Re: Bill C-141, Amendments to the Canadian Human Rights Act

Honourable Mark MacGuigan
Minister of Justice
Parliament Buildings
Ottawa, Ontario

Dear Mr. MacGuigan,

Re: Bill C-141, Amendments to the Canadian Human Rights Act

We are disappointed that this bill does not go further in incorporating the recommendations made by the Human Rights Commission in its 1979 and 1980 Annual Reports. In particular, we are disappointed that the bill does not add political belief and sexual orientation as prohibited grounds of discrimination. We hope that you will reconsider these omissions either by amending this bill or introducing another bill early in the new session of Parliament.

For the most part, however, the bill is a step in the right direction, and we are pleased that it incorporates some of the Commission’s recommendations. But we do not understand why the bill delays protection to the mentally disabled and to the physically disabled when there is a problem of physical access. There seems to be no excuse whatsoever for delaying protection to the mentally disabled. Certainly, the explanatory comments concerning the bill give no reason justifying the delay. With regard to physical access, we realize that physical modifications may take a certain amount of time, but the provisions in section 15.1 (regarding the right to apply to the Commission for approval of a plan) and in section 41(4)(a) (concerning undue hardship) provide adequate protection to employers and businesses that must make modifications. Thus, the delay gives the impression that the government wants to allow discrimination on grounds of disability as long as it constitutionally can do so. Therefore, we strongly urge that section 65.1 be deleted.

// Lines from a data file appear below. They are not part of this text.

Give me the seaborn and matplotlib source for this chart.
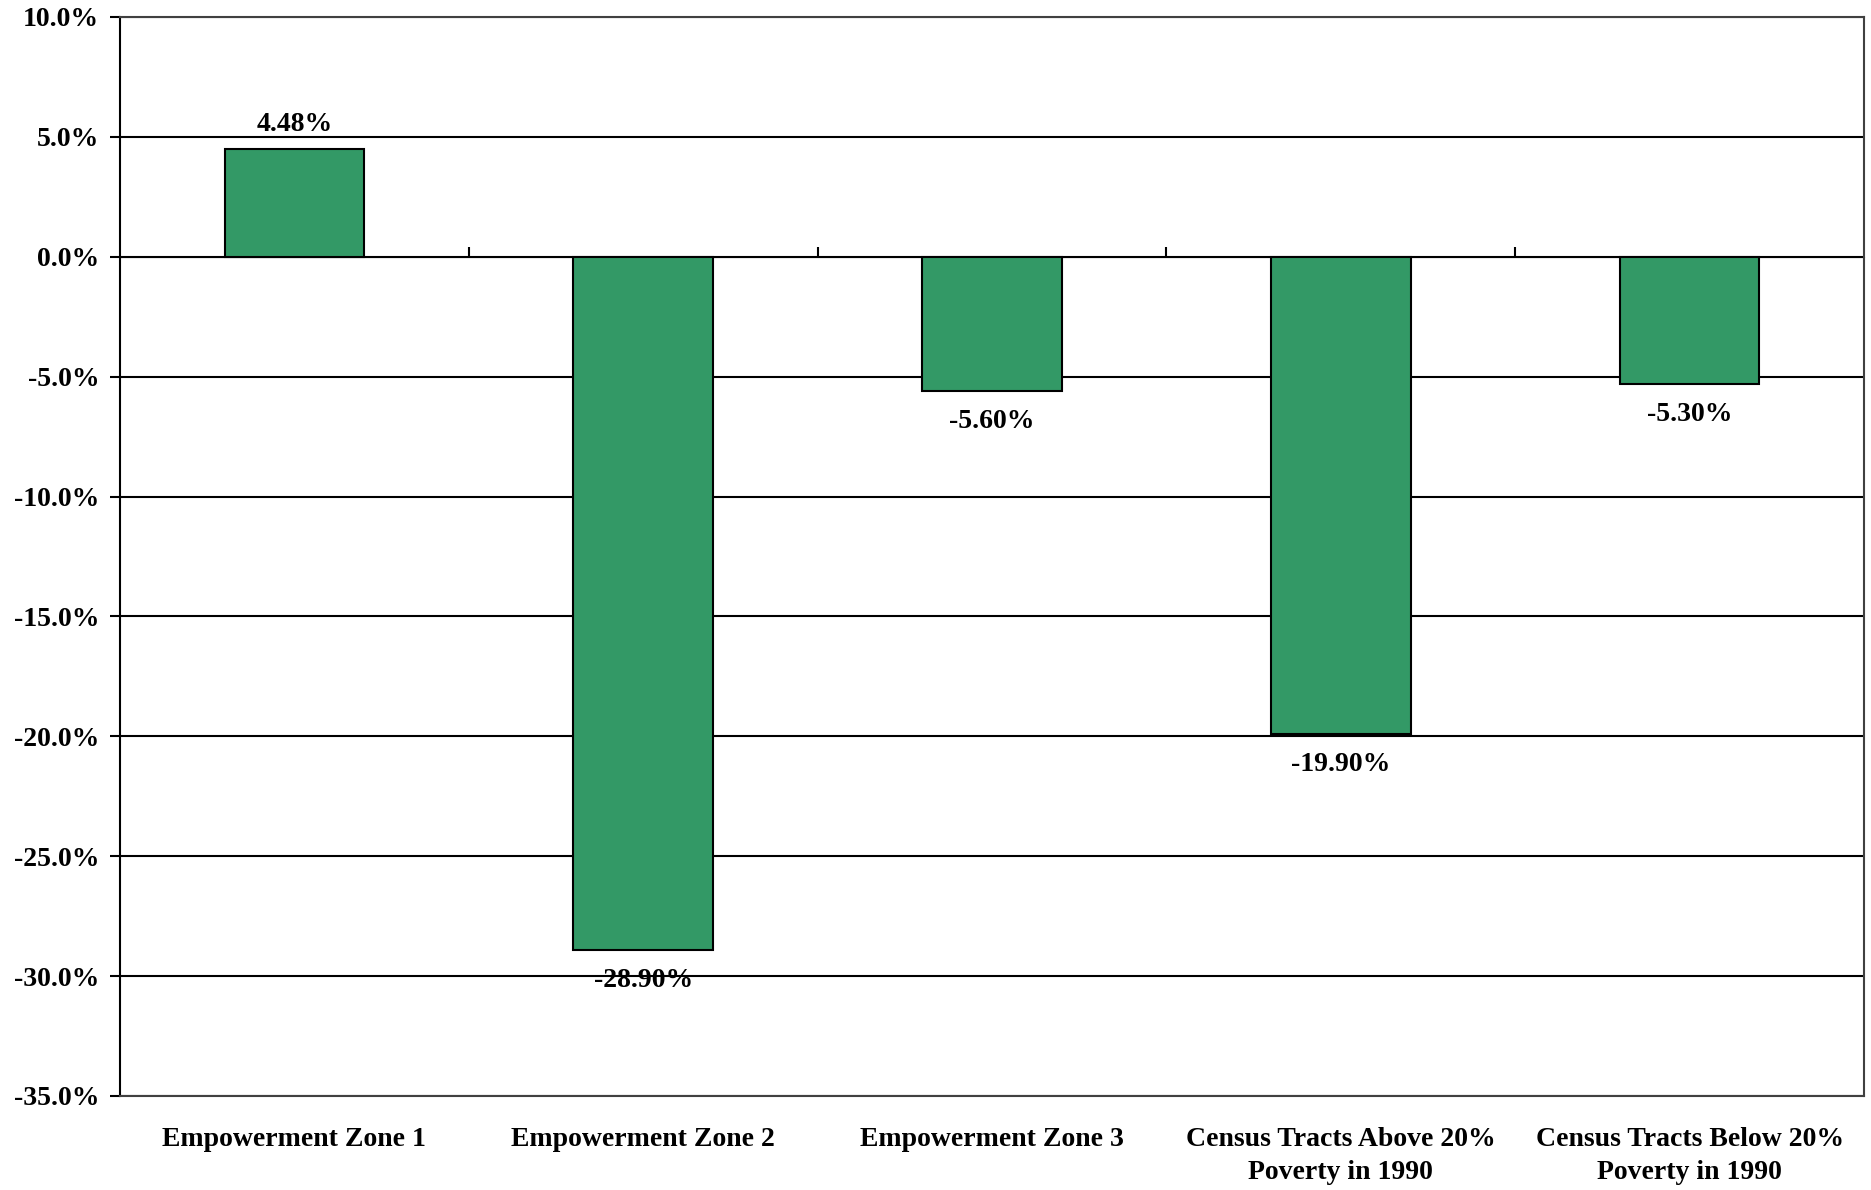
import matplotlib
matplotlib.use("Agg")
import matplotlib.pyplot as plt
import matplotlib.ticker as mticker
import seaborn as sns
import pandas as pd

# data
categories = ["Empowerment Zone 1", "Empowerment Zone 2", "Empowerment Zone 3",
              "Census Tracts Above 20%\nPoverty in 1990",
              "Census Tracts Below 20%\nPoverty in 1990"]
pct_change = [4.48, -28.90, -5.60, -19.90, -5.30]

df = pd.DataFrame({"category": categories, "change": pct_change})

sns.set_style("white")
plt.rcParams['font.family'] = ['Liberation Serif', 'DejaVu Serif']
plt.rcParams['font.weight'] = 'bold'
plt.rcParams['font.size'] = 20
plt.rcParams['text.color'] = 'black'
plt.rcParams['xtick.color'] = 'black'
plt.rcParams['ytick.color'] = 'black'
plt.rcParams['xtick.labelcolor'] = 'black'
plt.rcParams['ytick.labelcolor'] = 'black'

fig = plt.figure(figsize=(18.71, 11.90), dpi=100)
ax = fig.add_axes([120/1871, 1 - 1096/1190, (1864 - 120)/1871, (1096 - 17)/1190])

sns.barplot(data=df, x="category", y="change", color="#339966", saturation=1,
            width=0.4, edgecolor="black", linewidth=1.5, ax=ax, zorder=3)

ax.set_ylim(-35, 10)
ax.set_xlim(-0.5, len(categories) - 0.5)
ax.yaxis.set_major_locator(mticker.MultipleLocator(5))
ax.yaxis.set_major_formatter(mticker.FuncFormatter(lambda v, p: f"{v:.1f}%"))
ax.grid(axis='y', color='black', linewidth=1.5, zorder=0)
ax.set_axisbelow(True)

ax.set_xlabel("")
ax.set_ylabel("")
ax.tick_params(axis='y', direction='out', length=7, width=1.5, color='black', pad=8,
               left=True, labelsize=20, labelcolor='black')
ax.tick_params(axis='x', length=0, pad=22, labelsize=20, labelcolor='black')
for lab in ax.get_xticklabels():
    lab.set_fontweight('bold')
    lab.set_linespacing(1.45)
for lab in ax.get_yticklabels():
    lab.set_fontweight('bold')

ax.spines['left'].set_color('black')
ax.spines['left'].set_linewidth(1.5)
for s in ['right', 'bottom', 'top']:
    ax.spines[s].set_color('#404040')
    ax.spines[s].set_linewidth(1.5)

# category tick marks on the zero line
sec = ax.secondary_xaxis(35/45)
sec.set_xticks([i + 0.5 for i in range(len(categories) - 1)])
sec.set_xticklabels([])
sec.tick_params(axis='x', direction='out', length=7, width=1.5, color='black')
sec.spines['bottom'].set_visible(False)

# value labels
for i, v in enumerate(pct_change):
    off = 9 if v >= 0 else -13
    ax.annotate(f"{v:.2f}%", (i, v), xytext=(0, off), textcoords='offset points',
                ha='center', va='bottom' if v >= 0 else 'top', color='black',
                fontsize=20, fontweight='bold', zorder=5)

fig.savefig("out.png", dpi=100)
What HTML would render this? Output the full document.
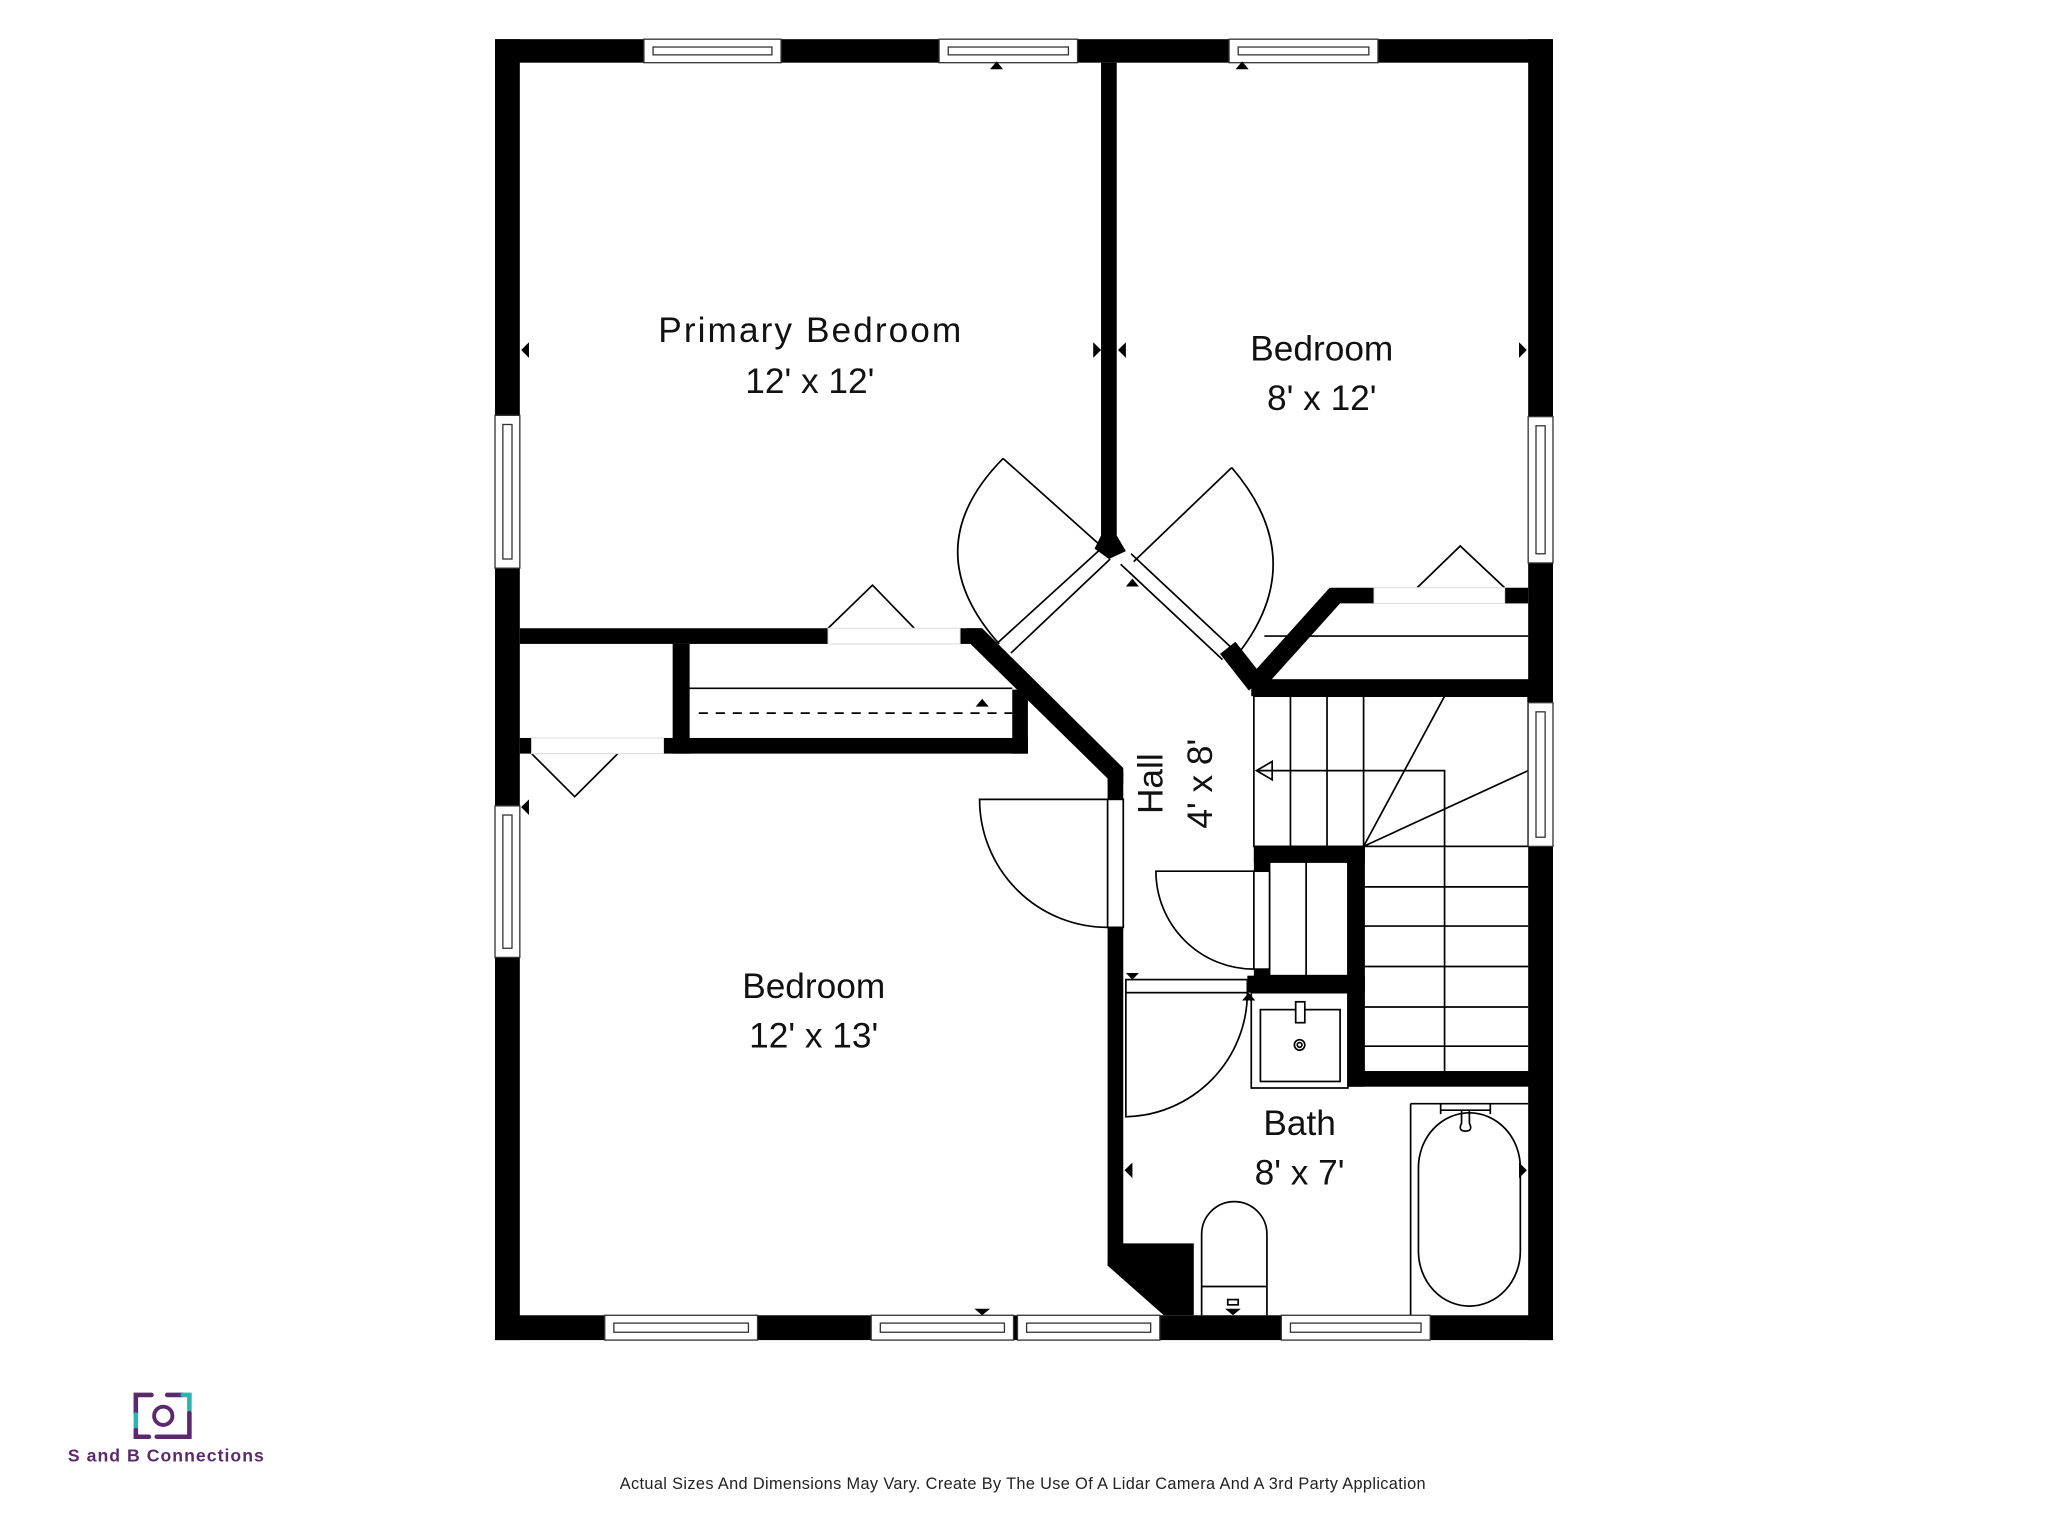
<!DOCTYPE html>
<html><head><meta charset="utf-8"><style>html,body{margin:0;padding:0;background:#fff}svg{display:block}</style></head>
<body>
<svg width="2048" height="1536" viewBox="0 0 1568 1176" xmlns="http://www.w3.org/2000/svg" font-family="'Liberation Sans', 'DejaVu Sans', sans-serif">
<rect width="1568" height="1176" fill="#fff"/>
<g fill="#000">
<rect x="379" y="30" width="810" height="18"/>
<rect x="379" y="30" width="19" height="996"/>
<rect x="1170" y="30" width="19" height="996"/>
<rect x="379" y="1007" width="810" height="19"/>
<rect x="843" y="48" width="12" height="370"/>
<polygon points="843,410 855,410 862,422 849,428 838,420"/>
<rect x="398" y="481" width="236" height="12"/>
<rect x="735" y="481" width="16" height="12"/>
<polygon points="740,481 752,481 860,588 860,600 848,600 848,596 742,492"/>
<rect x="515" y="493" width="13" height="84"/>
<rect x="508" y="565" width="279" height="12"/>
<rect x="775" y="528" width="12" height="49"/>
<rect x="398" y="565" width="9" height="12"/>
<rect x="848" y="590" width="12" height="22"/>
<rect x="848" y="710" width="12" height="259"/>
<polygon points="848,965 860,952 914,952 914,1007 891,1007 848,969"/>
<polygon points="955,520 1018,450 1052,450 1052,462 1026,462 972,522"/>
<rect x="1152" y="450" width="18" height="12"/>
<rect x="958" y="520" width="231" height="13"/>
<rect x="960" y="648" width="85" height="12"/>
<rect x="960" y="648" width="12" height="19"/>
<rect x="960" y="742" width="12" height="18"/>
<rect x="1032" y="648" width="13" height="184"/>
<rect x="1032" y="820" width="157" height="12"/>
<rect x="955" y="747" width="90" height="13"/>
</g>
<line x1="940" y1="496" x2="962" y2="524" stroke="#000" stroke-width="15"/>
<g stroke="#000" stroke-width="1.3" fill="none">
<line x1="528" y1="527" x2="775" y2="527"/>
<line x1="535" y1="546" x2="775" y2="546" stroke-dasharray="7,6"/>
<line x1="968" y1="487" x2="1170" y2="487"/>
<polyline points="634,481 668,448 700,481"/>
<polyline points="1085,450 1118,418 1152,450"/>
<polyline points="407,577 440,610 473,577"/>
<line x1="764" y1="492" x2="843" y2="420"/>
<line x1="774" y1="500" x2="850" y2="428"/>
<line x1="843" y1="418" x2="768" y2="351"/>
<path d="M768,351 Q700,420 765,493"/>
<line x1="858" y1="432" x2="936" y2="505"/>
<line x1="866" y1="424" x2="944" y2="497"/>
<line x1="868" y1="430" x2="943" y2="358"/>
<path d="M943,358 Q1005,430 946,503"/>
<rect x="848" y="612" width="12" height="98" fill="#fff"/>
<path d="M848,612 H750 A98,98 0 0 0 848,710"/>
<rect x="972" y="660" width="60" height="87"/>
<line x1="1000" y1="660" x2="1000" y2="747"/>
<rect x="960" y="667" width="12" height="75" fill="#fff"/>
<path d="M960,667 H885 A75,75 0 0 0 960,742"/>
<rect x="862" y="750" width="93" height="10" fill="#fff"/>
<path d="M862,760 V855 A95,95 0 0 0 955,760"/>
<rect x="960" y="533" width="210" height="115"/>
<line x1="988" y1="533" x2="988" y2="648"/>
<line x1="1016" y1="533" x2="1016" y2="648"/>
<line x1="1044" y1="533" x2="1044" y2="648"/>
<line x1="1044" y1="648" x2="1106" y2="533"/>
<line x1="1044" y1="648" x2="1170" y2="590"/>
<line x1="1045" y1="679" x2="1170" y2="679"/>
<line x1="1045" y1="709" x2="1170" y2="709"/>
<line x1="1045" y1="740" x2="1170" y2="740"/>
<line x1="1045" y1="771" x2="1170" y2="771"/>
<line x1="1045" y1="801" x2="1170" y2="801"/>
<polyline points="963,590 1106,590 1106,820"/>
<polygon points="962,590 974,583 974,597"/>
<rect x="958" y="760" width="74" height="73"/>
<rect x="965" y="773" width="61" height="55"/>
<rect x="992" y="767" width="7" height="16" fill="#fff"/>
<circle cx="995" cy="800" r="4"/>
<circle cx="995" cy="800" r="1.8"/>
<line x1="1080" y1="845" x2="1080" y2="1007"/>
<line x1="1080" y1="845" x2="1170" y2="845"/>
<rect x="1086" y="852" width="78" height="148" rx="39" ry="42"/>
<line x1="1103" y1="845" x2="1103" y2="853"/><line x1="1141" y1="845" x2="1141" y2="853"/>
<line x1="1103" y1="850" x2="1141" y2="850"/>
<path d="M1119,850 V860 Q1116,866 1122,866 Q1128,866 1125,860 V850"/>
<path d="M920,1007 V945 A25,25 0 0 1 970,945 V1007"/>
<line x1="920" y1="985" x2="970" y2="985"/>
<rect x="940" y="995" width="8" height="4"/>
</g>
<g fill="#fff" stroke="#333" stroke-width="1">
<rect x="493" y="30" width="105" height="18"/><rect x="500" y="36" width="91" height="6"/>
<rect x="719" y="30" width="106" height="18"/><rect x="726" y="36" width="92" height="6"/>
<rect x="941" y="30" width="114" height="18"/><rect x="948" y="36" width="100" height="6"/>
<rect x="379" y="318" width="19" height="117"/><rect x="385" y="325" width="7" height="103"/>
<rect x="379" y="617" width="19" height="116"/><rect x="385" y="624" width="7" height="102"/>
<rect x="1170" y="319" width="19" height="112"/><rect x="1176" y="326" width="7" height="98"/>
<rect x="1170" y="538" width="19" height="110"/><rect x="1176" y="545" width="7" height="96"/>
<rect x="463" y="1007" width="117" height="19"/><rect x="470" y="1013" width="103" height="7"/>
<rect x="667" y="1007" width="109" height="19"/><rect x="674" y="1013" width="95" height="7"/>
<rect x="779" y="1007" width="109" height="19"/><rect x="786" y="1013" width="95" height="7"/>
<rect x="981" y="1007" width="114" height="19"/><rect x="988" y="1013" width="100" height="7"/>
</g>
<g fill="#fff" stroke="#ddd" stroke-width="0.8">
<rect x="634" y="481" width="101" height="12"/>
<rect x="1052" y="450" width="100" height="12"/>
<rect x="407" y="565" width="101" height="12"/>
</g>
<g fill="#000">
<polygon points="758,53 768,53 763,47"/>
<polygon points="946,53 956,53 951,47"/>
<polygon points="399,268 405,262 405,274"/>
<polygon points="843,268 837,262 837,274"/>
<polygon points="856,268 862,262 862,274"/>
<polygon points="1169,268 1163,262 1163,274"/>
<polygon points="746,1002 758,1002 752,1007"/>
<polygon points="399,618 405,612 405,624"/>
<polygon points="747,541 757,541 752,535"/>
<polygon points="862,449 872,449 867,443"/>
<polygon points="862,745 872,745 867,750"/>
<polygon points="951,766 961,766 956,760"/>
<polygon points="861,896 867,890 867,902"/>
<polygon points="1169,896 1163,890 1163,902"/>
<polygon points="938,1002 950,1002 944,1007"/>
</g>
<g font-size="27" fill="#111" text-anchor="middle">
<text x="620" y="262" textLength="232">Primary Bedroom</text>
<text x="620" y="301">12' x 12'</text>
<text x="1012" y="276">Bedroom</text>
<text x="1012" y="314">8' x 12'</text>
<text x="623" y="764">Bedroom</text>
<text x="623" y="802">12' x 13'</text>
<text x="995" y="869">Bath</text>
<text x="995" y="907">8' x 7'</text>
<text transform="translate(890,600) rotate(-90)">Hall</text>
<text transform="translate(928,600) rotate(-90)">4' x 8'</text>
</g>
<text x="783" y="1140" font-size="12.5" text-anchor="middle" fill="#222" textLength="617">Actual Sizes And Dimensions May Vary. Create By The Use Of A Lidar Camera And A 3rd Party Application</text>
<g stroke-width="3.5" fill="none" stroke-linecap="round">
<path d="M104,1083 V1068 H116" stroke="#5b2a6e"/>
<path d="M104,1083 V1095" stroke="#2bb5b0"/>
<path d="M104,1095 V1100 H114" stroke="#5b2a6e"/>
<path d="M128,1068 H140" stroke="#5b2a6e"/>
<path d="M140,1068 H145 V1082" stroke="#2bb5b0"/>
<path d="M145,1082 V1100 H120" stroke="#5b2a6e"/>
<circle cx="125" cy="1084" r="7" stroke="#5b2a6e" stroke-width="3"/>
</g>
<text x="127" y="1119" font-size="13.5" text-anchor="middle" fill="#5b2a6e" font-weight="bold" textLength="150">S and B Connections</text>
</svg>
</body></html>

We have a number of other suggestions concerning the bill:

  1. Section 48(6) of the Act provides that companies and organizations are not vicariously liable for acts of employees and agents in the course of employment if the organization did not consent to the commission of the act or omission and exercised due diligence to prevent it. This limitation does not apply in other areas of the law. For example, a trucking firm would be held liable for the negligence of a driver whether or not the firm had used due diligence to prevent the conduct. The principle of vicarious liability does not require that the employer be at fault. It is instead based on the proposition that the employer obtains a benefit from the activities of employees and should also bear the costs when these activities cause harm. That principle is as valid in the area of human rights as in other areas of the law.
  2. Section 19(1)(1) should be amended to provide that regulations prescribing standards of accessibility to services, facilities or premises be enacted only upon recommendation of the Human Rights Commission. Subsection (2) prohibits a complaint where such standards are met. Thus, the section could be used to limit the protection afforded the disabled. A requirement that regulations be made on recommendation of the Commission would ensure that the agency responsible for the protection of human rights participated in the process of enacting the regulations.
  3. Regarding subsection (5) of section 19(1), we agree that there may be circumstances in which a variance with the standards established by regulation should not constitute a violation of the Act. However, subsection (5) should be amended to provide that a failure to comply with the standards constitutes prima facie evidence of a violation. While exceptions will sometimes be warranted, the onus should be on the respondent to justify the failure to conform.
  4. We agree with the amendment in Section 10 to cover an organization of employers. However, we recommend that the section be amended to cover an organization established jointly by an employer or organization of employers and an employee organization. A complaint under the B.C. Human Rights Code against an apprenticeship board formed jointly by an employer and a trade union failed on the ground that the apprenticeship board was not covered by the Code [see Re Burns and UPPT Local 170 (1978) 82 D.L.R. (3d) 488 (B.C.S.C.)]. It is clear that the intent of section 10 is to cover such situations, and our proposed amendment would avoid a technical defence.

We recognize that these suggestions come late in the process. However, the timing of the introduction of the bill has left little time for groups such as ours to study the it. We hope that you will find it possible to amend the bill to take account of our suggestions.